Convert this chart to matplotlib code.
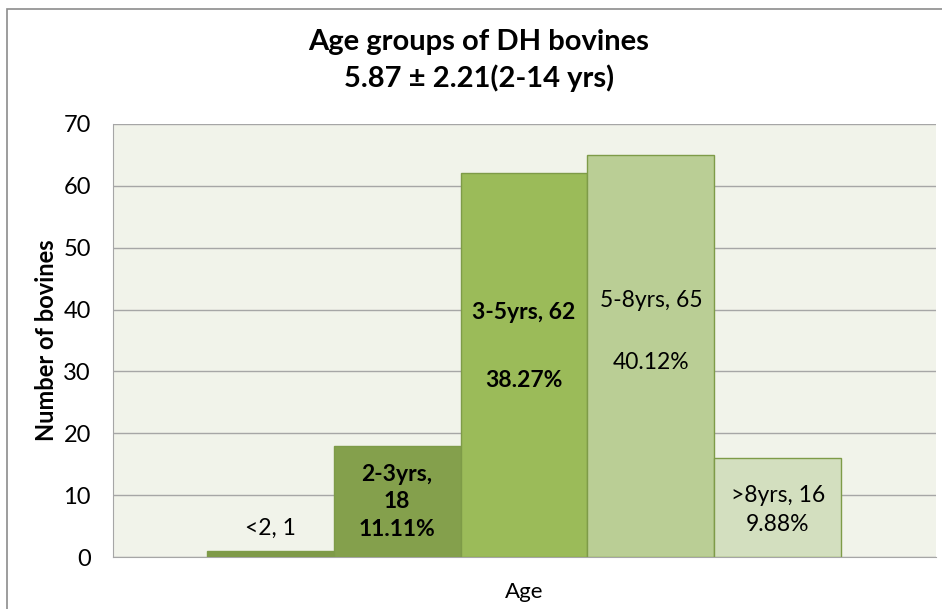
import matplotlib.pyplot as plt
from matplotlib.patches import Rectangle

categories = ["<2", "2-3yrs", "3-5yrs", "5-8yrs", ">8yrs"]
counts = [1, 18, 62, 65, 16]
percents = ["", "11.11%", "38.27%", "40.12%", "9.88%"]
colors = ["#7F9A48", "#84A04C", "#9BBB59", "#BACE95", "#D3DFBF"]

plt.rcParams['font.family'] = ['Lato', 'DejaVu Sans']

fig = plt.figure(figsize=(9.42, 6.09), dpi=100)
ax = fig.add_axes([113/942, 52/609, 823/942, 433/609])
ax.set_facecolor("#F1F3EA")

x = list(range(len(counts)))
ax.bar(x, counts, width=1.0, color=colors, edgecolor="#7E9B48", linewidth=1, zorder=3)

ax.set_xlim(-0.5 - 94/127, 4.5 + 95/127)
ax.set_ylim(0, 70)
ax.set_yticks(range(0, 71, 10))
ax.set_xticks([])
ax.yaxis.grid(True, color="#A6A6A6", linewidth=1)
ax.set_axisbelow(True)
for s in ["top", "right"]:
    ax.spines[s].set_visible(False)
ax.spines["left"].set_color("#A6A6A6")
ax.spines["bottom"].set_color("#A6A6A6")
ax.tick_params(axis='y', length=0, labelsize=17, pad=16)
ax.tick_params(axis='x', length=0)

fs = 16.5
ax.text(0, 4.7, f"{categories[0]}, {counts[0]}", ha='center', va='center', fontsize=fs)
ax.text(1, 8.9, f"{categories[1]},\n{counts[1]}\n{percents[1]}", ha='center', va='center',
        fontsize=fs, fontweight='bold', linespacing=1.38)
ax.text(2, 39.6, f"{categories[2]}, {counts[2]}", ha='center', va='center', fontsize=fs, fontweight='bold')
ax.text(2, 28.6, percents[2], ha='center', va='center', fontsize=fs, fontweight='bold')
ax.text(3, 41.5, f"{categories[3]}, {counts[3]}", ha='center', va='center', fontsize=fs)
ax.text(3, 31.5, percents[3], ha='center', va='center', fontsize=fs)
ax.text(4, 10.0, f"{categories[4]}, {counts[4]}", ha='center', va='center', fontsize=fs)
ax.text(4, 5.2, percents[4], ha='center', va='center', fontsize=fs)

ax.set_ylabel("Number of bovines", fontsize=17, fontweight='bold', labelpad=4)
ax.set_xlabel("Age", fontsize=16, labelpad=18)

fig.text(479/942, 1 - 42/609, "Age groups of DH bovines", ha='center', va='center',
         fontsize=21, fontweight='bold')
fig.text(479/942, 1 - 78/609, "5.87 ± 2.21(2-14 yrs)", ha='center', va='center',
         fontsize=21, fontweight='bold')

fig.patches.append(Rectangle((7/942, -0.01), 1.0, 1 - 9/609 + 0.01, transform=fig.transFigure,
                             fill=False, edgecolor="#8C8C8C", linewidth=1.2))

fig.savefig("out.png", dpi=100)
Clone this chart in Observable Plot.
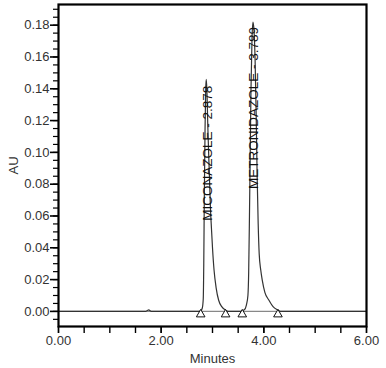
<!DOCTYPE html>
<html>
<head>
<meta charset="utf-8">
<script src="https://cdn.jsdelivr.net/npm/d3@7"></script>
<script src="https://cdn.jsdelivr.net/npm/@observablehq/plot@0.6"></script>
<style>
  html, body { margin: 0; padding: 0; background: #fff; }
  #chart svg { display: block; }
</style>
</head>
<body>
<div id="chart"></div>
<script>
// Chromatogram trace (minutes, AU)
const minutes = [0.00, 1.70, 1.73, 1.76, 1.79, 1.82, 2.74, 2.77, 2.80, 2.82, 2.83, 2.84, 2.855, 2.868, 2.878, 2.89, 2.91, 2.94, 2.96, 2.98, 3.00, 3.03, 3.07, 3.12, 3.18, 3.255, 3.30,
                 3.55, 3.58, 3.62, 3.66, 3.69, 3.705, 3.72, 3.735, 3.75, 3.77, 3.789, 3.81, 3.83, 3.85, 3.87, 3.89, 3.91, 3.94, 3.97, 4.02, 4.10, 4.18, 4.275, 4.32, 6.00];
const au =      [0.000, 0.000, 0.0006, 0.0009, 0.0003, 0.000, 0.000, 0.0003, 0.002, 0.008, 0.030, 0.070, 0.115, 0.140, 0.146, 0.140, 0.115, 0.085, 0.065, 0.052, 0.040, 0.026, 0.015, 0.007, 0.003, 0.0008, 0.000,
                 0.000, 0.0005, 0.001, 0.004, 0.010, 0.025, 0.060, 0.100, 0.140, 0.172, 0.182, 0.176, 0.158, 0.125, 0.085, 0.055, 0.036, 0.026, 0.0195, 0.012, 0.007, 0.003, 0.0008, 0.000, 0.000];

// Peak labels
const peakNames = ["MICONAZOLE - 2.878", "METRONIDAZOLE - 3.789"];
const peakTimes = [2.878, 3.789];
const labelBase = [0.057, 0.077];

// Integration start/end markers (minutes)
const markerTimes = [2.77, 3.255, 3.58, 4.275];

// Axis ticks
const xMajor = [0, 2, 4, 6];
const xMinor = [0, 0.5, 1, 1.5, 2, 2.5, 3, 3.5, 4, 4.5, 5, 5.5, 6];
const yMajor = [0, 0.02, 0.04, 0.06, 0.08, 0.10, 0.12, 0.14, 0.16, 0.18];
const yMinor = [-0.005, 0, 0.005, 0.01, 0.015, 0.02, 0.025, 0.03, 0.035, 0.04, 0.045, 0.05, 0.055, 0.06, 0.065, 0.07, 0.075, 0.08, 0.085, 0.09, 0.095, 0.10, 0.105, 0.11, 0.115, 0.12, 0.125, 0.13, 0.135, 0.14, 0.145, 0.15, 0.155, 0.16, 0.165, 0.17, 0.175, 0.18, 0.185, 0.19];

const trace = minutes.map((t, i) => ({t, v: au[i]}));
const labels = peakNames.map((name, i) => ({name, t: peakTimes[i], v: labelBase[i]}));
const markers = markerTimes.map(t => ({t, v: 0}));

const fmt = d3.format(".2f");
const font = "Liberation Sans, Arial, sans-serif";

const chart = Plot.plot({
  width: 386,
  height: 368,
  marginLeft: 58,
  marginRight: 20,
  marginTop: 4,
  marginBottom: 42,
  style: {fontFamily: font, background: "#fff"},
  x: {domain: [0, 6]},
  y: {domain: [-0.0095, 0.193]},
  marks: [
    Plot.ruleY([0], {stroke: "#888", strokeWidth: 1.2}),
    Plot.line(trace, {x: "t", y: "v", stroke: "#333", strokeWidth: 1.2, curve: "monotone-x"}),
    Plot.dot(markers, {x: "t", y: "v", symbol: "triangle", r: 3.2, stroke: "#111", fill: "white", strokeWidth: 1, dy: 3}),
    Plot.text(labels, {x: "t", y: "v", text: "name", rotate: -90, textAnchor: "start", lineAnchor: "middle", fontSize: 13.5, fill: "#111", dx: 1}),
    Plot.axisY(yMinor, {tickSize: 5, text: null, label: null, stroke: "#000", strokeWidth: 1.2}),
    Plot.axisY(yMajor, {tickSize: 8, tickPadding: 1, tickFormat: fmt, fontSize: 13, fill: "#333", stroke: "#000", strokeWidth: 1.6,
      label: "AU", labelAnchor: "center", labelArrow: "none", labelOffset: 50}),
    Plot.axisX(xMinor, {tickSize: 7, text: null, label: null, stroke: "#000", strokeWidth: 1.4}),
    Plot.axisX(xMajor, {tickSize: 7, tickPadding: 2, tickFormat: fmt, fontSize: 13, fill: "#333", stroke: "#000", strokeWidth: 1.4,
      label: "Minutes", labelAnchor: "center", labelArrow: "none", labelOffset: 36}),
    Plot.frame({stroke: "#000", strokeWidth: 2.2})
  ]
});
document.getElementById("chart").append(chart);
</script>
</body>
</html>
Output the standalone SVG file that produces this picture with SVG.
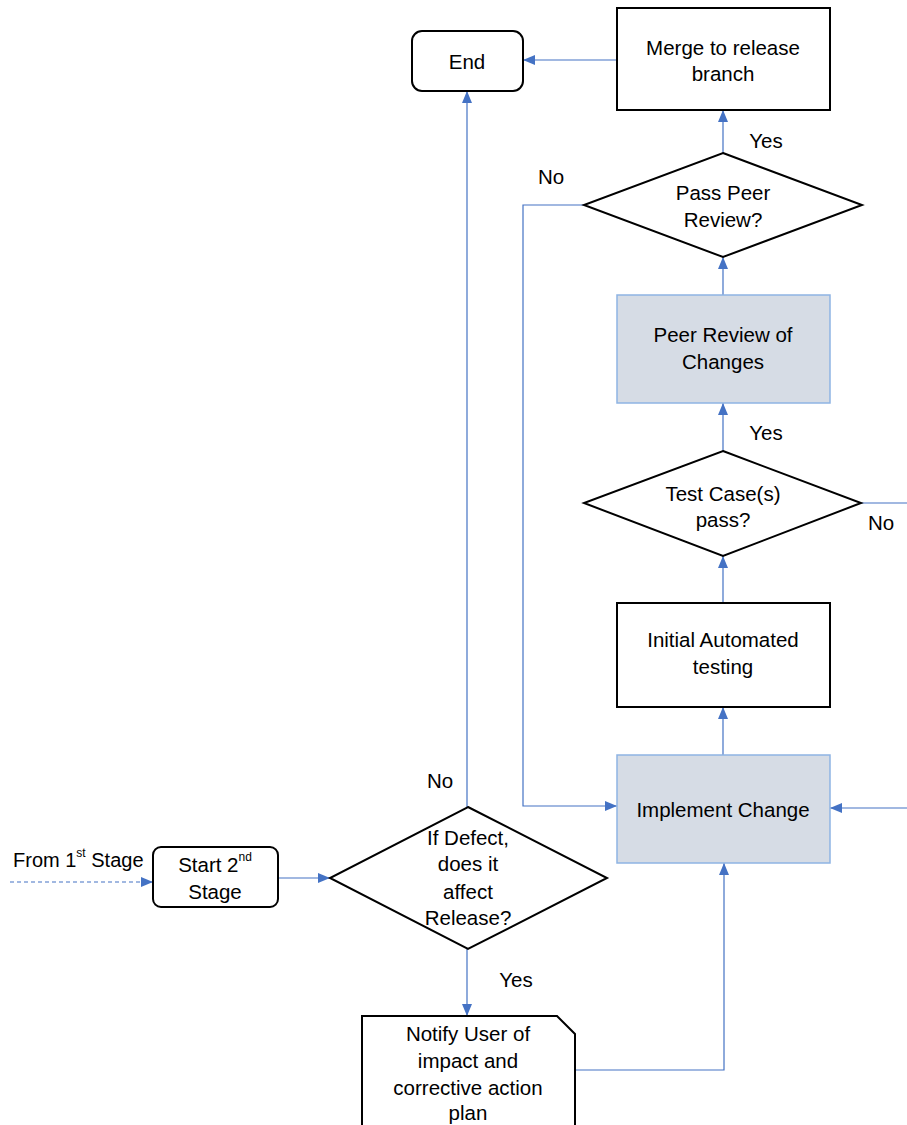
<svg xmlns="http://www.w3.org/2000/svg" width="907" height="1125" viewBox="0 0 907 1125">
  <style>
    .box { fill: #ffffff; stroke: #000000; stroke-width: 2; }
    .shade { fill: #d6dce5; stroke: #8eb4e3; stroke-width: 1.5; }
    .lbl { font-family: "Liberation Sans", Arial, sans-serif; font-size: 20.5px; fill: #000000; text-anchor: middle; dominant-baseline: central; }
    .note { font-family: "Liberation Sans", Arial, sans-serif; font-size: 20px; fill: #000000; dominant-baseline: central; }
    .sup { font-size: 12px; }
    .conn { fill: none; stroke: #4472c4; stroke-width: 1.2; }
    .dash { stroke-dasharray: 4 3; }
  </style>
  <defs>
    <marker id="arrow" viewBox="0 0 12 10" refX="12" refY="5" markerWidth="12" markerHeight="10" markerUnits="userSpaceOnUse" orient="auto">
      <path d="M0,0 L12,5 L0,10 z" fill="#4472c4"/>
    </marker>
  </defs>

  <!-- connectors -->
  <g id="connectors">
    <path class="conn dash" d="M10,882 H153" marker-end="url(#arrow)"/>
    <path class="conn" d="M278,878 H330" marker-end="url(#arrow)"/>
    <path class="conn" d="M467,807 V91" marker-end="url(#arrow)"/>
    <path class="conn" d="M617,60 H523" marker-end="url(#arrow)"/>
    <path class="conn" d="M723,153 V110" marker-end="url(#arrow)"/>
    <path class="conn" d="M584,205 H523 V806 H617" marker-end="url(#arrow)"/>
    <path class="conn" d="M723,295 V257" marker-end="url(#arrow)"/>
    <path class="conn" d="M723,451 V403" marker-end="url(#arrow)"/>
    <path class="conn" d="M861,503 H907"/>
    <path class="conn" d="M723,603 V556" marker-end="url(#arrow)"/>
    <path class="conn" d="M723,755 V707" marker-end="url(#arrow)"/>
    <path class="conn" d="M907,808 H830" marker-end="url(#arrow)"/>
    <path class="conn" d="M467,949 V1016" marker-end="url(#arrow)"/>
    <path class="conn" d="M575,1070 H724 V863" marker-end="url(#arrow)"/>
  </g>

  <!-- connector labels -->
  <g id="labels">
    <text class="note" x="13" y="860">From 1<tspan class="sup" baseline-shift="super">st</tspan> Stage</text>
    <text class="lbl" x="440" y="780">No</text>
    <text class="lbl" x="516" y="979">Yes</text>
    <text class="lbl" x="766" y="140">Yes</text>
    <text class="lbl" x="551" y="176">No</text>
    <text class="lbl" x="766" y="432">Yes</text>
    <text class="lbl" x="881" y="522">No</text>
  </g>

  <g id="end">
    <rect class="box" x="412" y="31" width="111" height="60" rx="10"/>
    <text class="lbl" x="467" y="61">End</text>
  </g>

  <g id="merge">
    <rect class="box" x="617" y="8" width="213" height="102"/>
    <text class="lbl" x="723" y="47">Merge to release</text>
    <text class="lbl" x="723" y="73">branch</text>
  </g>

  <g id="pass-peer-review">
    <polygon class="box" points="723,153 862,205 723,257 584,205"/>
    <text class="lbl" x="723" y="192">Pass Peer</text>
    <text class="lbl" x="723" y="219">Review?</text>
  </g>

  <g id="peer-review">
    <rect class="shade" x="617" y="295" width="213" height="108"/>
    <text class="lbl" x="723" y="334">Peer Review of</text>
    <text class="lbl" x="723" y="361">Changes</text>
  </g>

  <g id="test-cases">
    <polygon class="box" points="723,451 861,503 723,556 584,503"/>
    <text class="lbl" x="723" y="493">Test Case(s)</text>
    <text class="lbl" x="723" y="519">pass?</text>
  </g>

  <g id="initial-testing">
    <rect class="box" x="617" y="603" width="213" height="104"/>
    <text class="lbl" x="723" y="639">Initial Automated</text>
    <text class="lbl" x="723" y="666">testing</text>
  </g>

  <g id="implement-change">
    <rect class="shade" x="617" y="755" width="213" height="108"/>
    <text class="lbl" x="723" y="809">Implement Change</text>
  </g>

  <g id="start">
    <rect class="box" x="153" y="847" width="125" height="60" rx="8"/>
    <text class="lbl" x="215" y="864">Start 2<tspan class="sup" baseline-shift="super">nd</tspan></text>
    <text class="lbl" x="215" y="891">Stage</text>
  </g>

  <g id="defect-check">
    <polygon class="box" points="468,807 607,878 468,949 330,878"/>
    <text class="lbl" x="468" y="837">If Defect,</text>
    <text class="lbl" x="468" y="863">does it</text>
    <text class="lbl" x="468" y="891">affect</text>
    <text class="lbl" x="468" y="917">Release?</text>
  </g>

  <g id="notify-user">
    <path class="box" d="M362,1135 V1016 H557 L575,1034 V1135"/>
    <text class="lbl" x="468" y="1033">Notify User of</text>
    <text class="lbl" x="468" y="1060">impact and</text>
    <text class="lbl" x="468" y="1087">corrective action</text>
    <text class="lbl" x="468" y="1112">plan</text>
  </g>
</svg>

-------

__PROBLEM TO SOLVE__.
State how many lines of the records hold the string "chart", and nothing else.

__FINAL RESULT__.
6